Un fichier Excel pour gérer la construction d'une Formule 1? Ce patron d'écurie a cru à "une blague"

“Les données doivent guider vos décisions, explique James Vowles, le plus jeune dirigeant d’une écurie de F1, dans l’épisode 4 de la dernière saison de Netflix Drive To Survive. On réalise un million de simulations pour essayer de prédire ce qui va se passer. Ça aide parce que ça donne des pistes sur la manière d'avoir un avantage sur la concurrence".
Cet ingénieur passionné par les mathématiques, la physique et le sport, a rejoint l’équipe Williams en début d’année 2023 et compte bien recourir à l’informatique et l’analyse de données pour diriger son écurie qui atteint bientôt les 50 ans d’existence.
“Une feuille de calcul Excel inutile”
On peut alors comprendre sa stupéfaction lorsqu’il a remarqué à son arrivée qu’un seul fichier Excel permettait de gérer plus de 20.000 pièces automobiles à la fois. Interviewé par le média The Race, il a qualifié ce cahier de construction de la voiture Williams de ‘blague”, ajoutant qu’il est "impossible de naviguer et impossible de [le] mettre à jour”.
Plus encore, ce fichier Excel comporte de nombreuses données manquantes; comme le coût de pièces à l’unité, l’état d’avancement de leur commande ainsi que le temps prévu pour les produire. Ainsi, James Vowles explique qu’il est impossible de prioriser la production d’une section de voiture ciblée, de sa fabrication jusqu’à l’inspection.
"Lorsque vous commencez à suivre des centaines de milliers de composants en mouvement dans votre organisation, une feuille de calcul Excel est inutile. Et une fois que vous commencez à intégrer ce niveau de complexité, là où se trouve la Formule 1 moderne, la feuille de calcul Excel s'effondre et les humains aussi. Et c'est exactement là où nous en sommes", a-t-il fustigé.
Des équipes au bord du craquage
En 2019, l’écurie Williams avait déjà raté des tests de pré-saison, notamment parce que la priorité a été donnée à de mauvaises pièces.
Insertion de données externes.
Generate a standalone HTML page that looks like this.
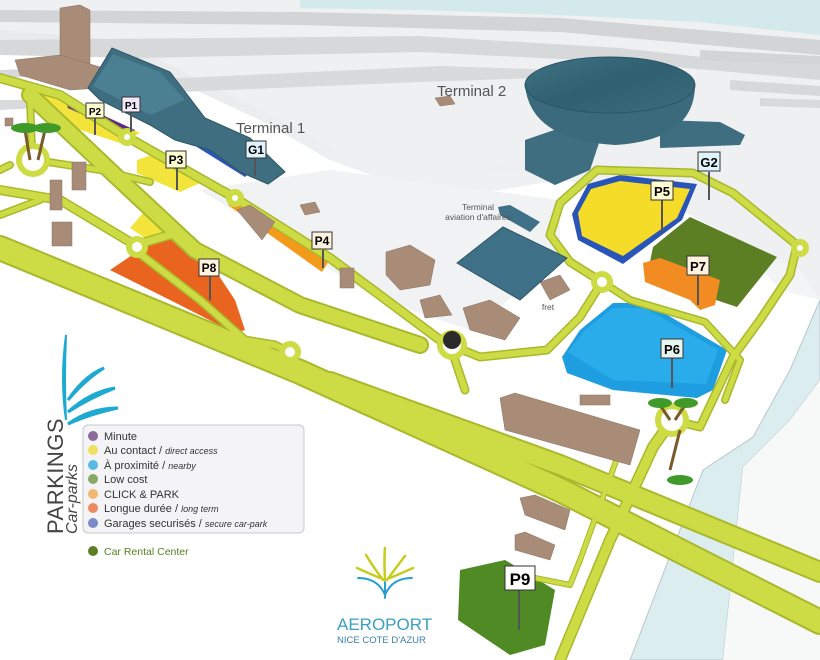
<!DOCTYPE html>
<html><head><meta charset="utf-8"><style>
html,body{margin:0;padding:0;background:#fff;}
svg{display:block}
text{font-family:"Liberation Sans",sans-serif}
</style></head><body>
<svg width="820" height="660" viewBox="0 0 820 660" xmlns="http://www.w3.org/2000/svg">
<defs>
<linearGradient id="apr" x1="0" y1="0" x2="0" y2="1"><stop offset="0" stop-color="#e6e8ea"/><stop offset="1" stop-color="#f4f5f6"/></linearGradient>
<linearGradient id="dome" x1="0" y1="0" x2="1" y2="1"><stop offset="0" stop-color="#3f7385"/><stop offset="0.5" stop-color="#2f5f70"/><stop offset="1" stop-color="#3c6e80"/></linearGradient>
</defs>
<rect width="820" height="660" fill="#fff"/>
<!-- apron -->
<path d="M0 0 H820 V300 L780 290 L700 200 L560 180 L440 200 L330 160 L260 120 L130 60 L0 40 Z" fill="url(#apr)"/>
<path d="M0 0 H820 V300 L800 270 L560 150 L400 190 L300 130 L200 80 L120 40 L0 30Z" fill="#eef0f1"/>
<path d="M200 190 L330 170 L560 200 L560 260 L470 330 L380 300 Z" fill="#f1f2f3"/>
<!-- sea top -->
<path d="M300 0 H820 V35 L700 22 L560 15 L420 10 L300 8Z" fill="#d3e9ec"/>
<!-- runways -->
<path d="M0 10 L300 12 L560 18 L820 40 V55 L560 32 L300 25 L0 22Z" fill="#d2d4d6"/>
<path d="M0 40 L420 36 L620 48 L820 70 V80 L620 62 L420 52 L140 58 L0 55Z" fill="#d6d8da"/>
<path d="M140 80 L440 66 L560 70 L540 78 L420 82 L180 92Z" fill="#d8dadc"/>
<path d="M700 50 L820 56 V66 L700 60Z" fill="#d2d4d6"/>
<path d="M760 62 L820 64 V72 L760 70Z" fill="#d6d8da"/>
<path d="M730 80 L820 86 V96 L730 90Z" fill="#d6d8da"/>
<path d="M760 98 L820 100 V108 L760 106Z" fill="#d8dadc"/>
<path d="M0 70 L60 68 L60 76 L0 78Z" fill="#d6d8da"/>
<path d="M0 100 L40 100 L40 108 L0 110Z" fill="#d8dadc"/>
<!-- sea right -->
<path d="M820 300 L790 370 L753 437 L703 470 L630 660 L723 660 L743 467 L790 420 L820 380Z" fill="#dcedf0" stroke="#b8c8cc" stroke-width="1"/>
<path d="M820 380 L790 420 L743 467 L723 660 L820 660Z" fill="#f7f8f8"/>

<!-- parking surfaces -->
<path d="M20 88 L67 97 L140 133 L120 143 L50 120Z" fill="#f2e43a"/>
<path d="M65 98 L135 130 L130 136 L68 108Z" fill="#5a2a8a"/>
<path d="M137 160 L160 152 L200 183 L180 192 L137 173Z" fill="#f2e43a"/>
<path d="M130 228 L150 205 L170 232 L148 240Z" fill="#f2e43a"/>
<path d="M228 205 L240 200 L332 256 L322 272Z" fill="#f39a1a"/>
<path d="M110 270 L150 243 L180 235 L205 255 L235 300 L245 330 L235 333 L170 300Z" fill="#e8641f"/>
<path d="M197 147 L203 144 L250 172 L245 177Z" fill="#2a55b8"/>
<!-- P5 -->
<path d="M572 214 L588 184 L620 175 L697 184 L682 220 L623 264 L578 240Z" fill="#2a55b8"/>
<path d="M578 213 L591 189 L620 181 L690 189 L677 218 L623 256 L582 236Z" fill="#f5dc28"/>
<!-- P7 -->
<path d="M653 247 L690 217 L777 257 L737 307 L647 277Z" fill="#5b7f22"/>
<path d="M643 263 L660 258 L720 280 L715 305 L700 310 L690 300 L645 282Z" fill="#f28c22"/>
<!-- P6 -->
<path d="M562 357 L580 330 L613 303 L647 303 L727 350 L713 390 L697 398 L613 390 L567 373Z" fill="#1e9ee0"/>
<path d="M568 352 L585 330 L613 308 L645 308 L718 350 L706 384 L613 380 Z" fill="#2aacea"/>
<!-- P9 -->
<path d="M460 570 L505 560 L555 590 L545 645 L510 655 L458 620Z" fill="#4f8a24"/>

<!-- roads -->
<g fill="none" stroke="#a9b82d" stroke-linecap="round" stroke-linejoin="round">
<path d="M0 248 L300 372 L560 490 L820 622" stroke-width="26"/>
<path d="M330 382 L560 465 L820 572" stroke-width="22"/>
<path d="M30 95 L120 180 L195 250 L300 305 L420 345" stroke-width="18"/>
<path d="M0 78 L60 95 L127 137 L235 198 L330 258 L440 340" stroke-width="10"/>
<path d="M0 190 L60 200 L135 245 L180 232" stroke-width="10"/>
<path d="M135 250 L200 300 L245 340 L275 345 L295 355" stroke-width="9"/>
<path d="M30 100 L32 150 M10 165 L0 170 M48 162 L100 170 L150 182 M0 215 L40 200" stroke-width="8"/>
<path d="M450 345 L480 357 L547 350 L580 317 L602 282 L570 262 L550 235 L560 203 L597 170 L693 173 L733 193 L797 245 L790 275 L760 320 L733 357 L700 427 L672 420" stroke-width="9"/>
<path d="M602 282 L630 300 L705 322 L740 360 L725 400" stroke-width="8"/>
<path d="M450 345 L465 390" stroke-width="9"/>
<path d="M672 420 L653 447 L610 540 L560 660" stroke-width="12"/>
<path d="M620 450 L580 560 L570 585 L520 575" stroke-width="6"/>
</g>
<g fill="none" stroke="#cddc44" stroke-linecap="round" stroke-linejoin="round">
<path d="M0 248 L300 372 L560 490 L820 622" stroke-width="22"/>
<path d="M330 382 L560 465 L820 572" stroke-width="18"/>
<path d="M30 95 L120 180 L195 250 L300 305 L420 345" stroke-width="14"/>
<path d="M0 78 L60 95 L127 137 L235 198 L330 258 L440 340" stroke-width="7"/>
<path d="M0 190 L60 200 L135 245 L180 232" stroke-width="7"/>
<path d="M135 250 L200 300 L245 340 L275 345 L295 355" stroke-width="6"/>
<path d="M30 100 L32 150 M10 165 L0 170 M48 162 L100 170 L150 182 M0 215 L40 200" stroke-width="5"/>
<path d="M450 345 L480 357 L547 350 L580 317 L602 282 L570 262 L550 235 L560 203 L597 170 L693 173 L733 193 L797 245 L790 275 L760 320 L733 357 L700 427 L672 420" stroke-width="6"/>
<path d="M602 282 L630 300 L705 322 L740 360 L725 400" stroke-width="5"/>
<path d="M450 345 L465 390" stroke-width="6"/>
<path d="M672 420 L653 447 L610 540 L560 660" stroke-width="9"/>
<path d="M620 450 L580 560 L570 585 L520 575" stroke-width="4"/>
</g>
<!-- roundabouts -->
<g fill="#fff" stroke="#cddc44" stroke-width="6">
<circle cx="33" cy="160" r="14"/><circle cx="127" cy="137" r="6"/><circle cx="137" cy="247" r="8"/>
<circle cx="235" cy="198" r="6"/><circle cx="452" cy="345" r="12"/><circle cx="602" cy="282" r="8"/>
<circle cx="800" cy="248" r="6"/><circle cx="672" cy="420" r="14"/><circle cx="290" cy="352" r="8"/>
</g>

<!-- buildings brown -->
<g fill="#a88c78" stroke="#8a7060" stroke-width="0.5">
<path d="M60 8 L80 5 L90 10 L90 70 L70 80 L60 60Z"/>
<path d="M15 60 L60 55 L110 70 L100 88 L70 90 L20 75Z"/>
<rect x="72" y="162" width="14" height="28"/><rect x="50" y="180" width="12" height="30"/>
<rect x="52" y="222" width="20" height="24"/><rect x="5" y="118" width="8" height="8"/>
<path d="M237 210 L250 205 L275 222 L262 240Z"/>
<path d="M386 252 L410 245 L435 260 L430 285 L400 290 L386 275Z"/>
<path d="M420 300 L440 295 L452 315 L425 318Z"/>
<path d="M463 308 L490 300 L520 318 L505 340 L470 330Z"/>
<path d="M540 282 L560 275 L570 290 L550 300Z"/>
<path d="M300 205 L315 202 L320 212 L305 215Z"/>
<rect x="340" y="268" width="14" height="20"/>
<path d="M435 98 L450 96 L455 104 L440 106Z"/>
<path d="M500 398 L515 393 L640 430 L630 465 L505 430Z"/>
<path d="M520 498 L535 495 L570 510 L565 530 L525 515Z"/>
<path d="M515 535 L525 532 L555 545 L550 560 L515 550Z"/>
<rect x="580" y="395" width="30" height="10"/>
</g>
<!-- terminal 1 -->
<path d="M88 88 L112 48 L170 72 L205 118 L250 138 L285 172 L268 184 L240 172 L210 150 L175 140 L150 125 L100 100Z" fill="#3f6e80" stroke="#2c5565"/>
<path d="M93 86 L113 54 L160 72 L185 100 L150 115 Z" fill="#4b7f92"/>
<!-- hangar & aviation -->
<path d="M457 263 L503 227 L567 258 L520 300Z" fill="#3e7088" stroke="#2c5565"/>
<path d="M498 207 L510 205 L540 222 L530 232 L500 215Z" fill="#3e7088"/>
<!-- terminal 2 -->
<path d="M525 140 L560 128 L600 140 L590 170 L555 185 L525 170Z" fill="#3f6e80"/>
<path d="M660 120 L720 122 L745 135 L740 145 L660 148Z" fill="#3f6e80"/>
<path d="M525 85 Q530 140 615 145 Q695 140 695 85Z" fill="#3a6a7b"/>
<ellipse cx="610" cy="85" rx="85" ry="28" fill="url(#dome)" stroke="#2c5565"/>
<!-- black statue -->
<circle cx="452" cy="340" r="9" fill="#2a2a2a"/>
<!-- palms -->
<g stroke="#7a5a2a" stroke-width="3"><path d="M30 160 L25 130 M38 160 L45 130 M670 420 L660 405 M675 420 L685 405 M670 470 L680 430"/></g>
<g fill="#3f9a2a"><ellipse cx="25" cy="128" rx="14" ry="5"/><ellipse cx="47" cy="128" rx="14" ry="5"/><ellipse cx="660" cy="403" rx="12" ry="5"/><ellipse cx="686" cy="403" rx="12" ry="5"/><ellipse cx="680" cy="480" rx="13" ry="5"/></g>

<!-- signs -->
<g font-size="12" font-weight="bold" text-anchor="middle">
<g stroke="#555" stroke-width="2">
<path d="M95 118 V135 M131 112 V132 M177 168 V190 M255 158 V176 M323 250 V268 M210 275 V300 M662 200 V233 M709 172 V200 M698 275 V305 M672 358 V388 M519 590 V630"/>
</g>
<g stroke="#333" stroke-width="1" fill="#fff">
<rect x="86" y="103" width="18" height="15" fill="#fffbd0"/><rect x="122" y="97" width="18" height="15" fill="#f0e8f8"/>
<rect x="166" y="151" width="20" height="17" fill="#fffbd0"/><rect x="246" y="141" width="20" height="17" fill="#e0f2fc"/>
<rect x="312" y="232" width="20" height="17" fill="#fff3e0"/><rect x="199" y="259" width="20" height="17" fill="#fff3e0"/>
<rect x="651" y="181" width="22" height="19" fill="#fffbd0"/><rect x="698" y="152" width="22" height="19" fill="#e0f2fc"/>
<rect x="687" y="256" width="22" height="19" fill="#fff3e0"/><rect x="661" y="339" width="22" height="19" fill="#e8f4ef"/>
<rect x="505" y="566" width="30" height="24" fill="#fff"/>
</g>
<text x="95" y="115" font-size="10">P2</text><text x="131" y="109" font-size="10">P1</text>
<text x="176" y="164">P3</text><text x="256" y="154">G1</text><text x="322" y="245">P4</text><text x="209" y="272">P8</text>
<text x="662" y="196" font-size="13">P5</text><text x="709" y="167" font-size="13">G2</text><text x="698" y="271" font-size="13">P7</text><text x="672" y="354" font-size="13">P6</text>
<text x="520" y="585" font-size="17">P9</text>
</g>

<!-- labels -->
<text x="437" y="96" font-size="15" fill="#555">Terminal 2</text>
<text x="236" y="133" font-size="15" fill="#555">Terminal 1</text>
<text x="478" y="210" font-size="8.5" fill="#555" text-anchor="middle">Terminal</text>
<text x="478" y="220" font-size="8.5" fill="#555" text-anchor="middle">aviation d'affaires</text>
<text x="548" y="310" font-size="8.5" fill="#555" text-anchor="middle">fret</text>

<!-- Parkings logo leaves -->
<g fill="#1ea9d0">
<path d="M66 335 Q60 380 66 420 Q64 380 66 335Z" stroke="#1ea9d0" stroke-width="2"/>
<path d="M68 400 Q85 375 104 368 Q85 380 68 400Z" stroke="#1ea9d0" stroke-width="3"/>
<path d="M68 412 Q90 392 115 388 Q90 398 68 412Z" stroke="#1ea9d0" stroke-width="3"/>
<path d="M68 424 Q90 408 118 408 Q90 414 68 424Z" stroke="#1ea9d0" stroke-width="3"/>
</g>
<text transform="translate(63,534) rotate(-90)" font-size="22" fill="#444" letter-spacing="0.5">PARKINGS</text>
<text transform="translate(77,534) rotate(-90)" font-size="16" font-style="italic" fill="#444">Car-parks</text>

<!-- legend -->
<rect x="83" y="425" width="221" height="108" rx="5" fill="#f4f4f6" stroke="#c8c8cc"/>
<g font-size="11" fill="#333">
<circle cx="93" cy="436" r="5" fill="#8a6a98"/><text x="104" y="440">Minute</text>
<circle cx="93" cy="450" r="5" fill="#f0e060"/><text x="104" y="454">Au contact / <tspan font-style="italic" font-size="9">direct access</tspan></text>
<circle cx="93" cy="465" r="5" fill="#5ab8e6"/><text x="104" y="469">À proximité / <tspan font-style="italic" font-size="9">nearby</tspan></text>
<circle cx="93" cy="479" r="5" fill="#88a868"/><text x="104" y="483">Low cost</text>
<circle cx="93" cy="494" r="5" fill="#f0b870"/><text x="104" y="498">CLICK &amp; PARK</text>
<circle cx="93" cy="508" r="5" fill="#ec8a60"/><text x="104" y="512">Longue durée / <tspan font-style="italic" font-size="9">long term</tspan></text>
<circle cx="93" cy="523" r="5" fill="#7a8ac8"/><text x="104" y="527">Garages securisés / <tspan font-style="italic" font-size="9">secure car-park</tspan></text>
</g>
<circle cx="93" cy="551" r="5" fill="#5b7f22"/>
<text x="104" y="555" font-size="10.5" fill="#5b7f22">Car Rental Center</text>

<!-- Aeroport logo -->
<g fill="none" stroke-linecap="round">
<path d="M385 580 Q384 560 385 548 M383 580 Q372 565 366 555 M387 580 Q398 565 405 556 M380 578 Q368 573 357 568 M390 578 Q402 573 413 568" stroke="#c8cc1e" stroke-width="2.5"/>
<path d="M358 578 Q378 578 385 595 Q392 578 412 578 M385 582 V598" stroke="#2a9ed0" stroke-width="2"/>
</g>
<text x="337" y="630" font-size="17" fill="#3a9fc0">AEROPORT</text>
<text x="337" y="643" font-size="9.5" fill="#3a7fa8">NICE COTE D'AZUR</text>
</svg>
</body></html>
Arrivé au même moment que James Vowles, le directeur technique Pat Fry a précisé que pourtant, le projet de transformation du système informatique de traçage des pièces de Williams est “extrêmement coûteux”.
Les équipes se sont retrouvées à fouiller eux-mêmes l’usine pour trouver les pièces correspondantes pour compenser, “quitte à repousser leurs propres limites et craquer”. Une situation très délicate quand on sait qu’une voiture de F1 coûte entre 12 et 16 millions de dollars à être produite.
En 2017, le journaliste Sébastien Anthony d’Ars Technica a pu intégrer l’équipe Renault et y a découvert que la feuille de calcul Excel de conception et de construction de la Renault Sport Formula One comprenait 77.000 lignes, soit plus de trois fois plus grande que celle de Williams.
Ce dernier précise que chaque équipe F1 dispose de sa propre configuration logicielle qui doit être intégrée à plusieurs systèmes complexes comme les résultats de tests de mécanique des fluides computationnelle (CFD) et de soufflerie (aérodynamisme), ou encore ce qui permet d’assurer le prototypage, la fabrication et l’inventaire. C’est d’ailleurs ce qui a motivé Renault à basculer dans le cloud dans la foulée pour mieux piloter ses données et donc son Alpine.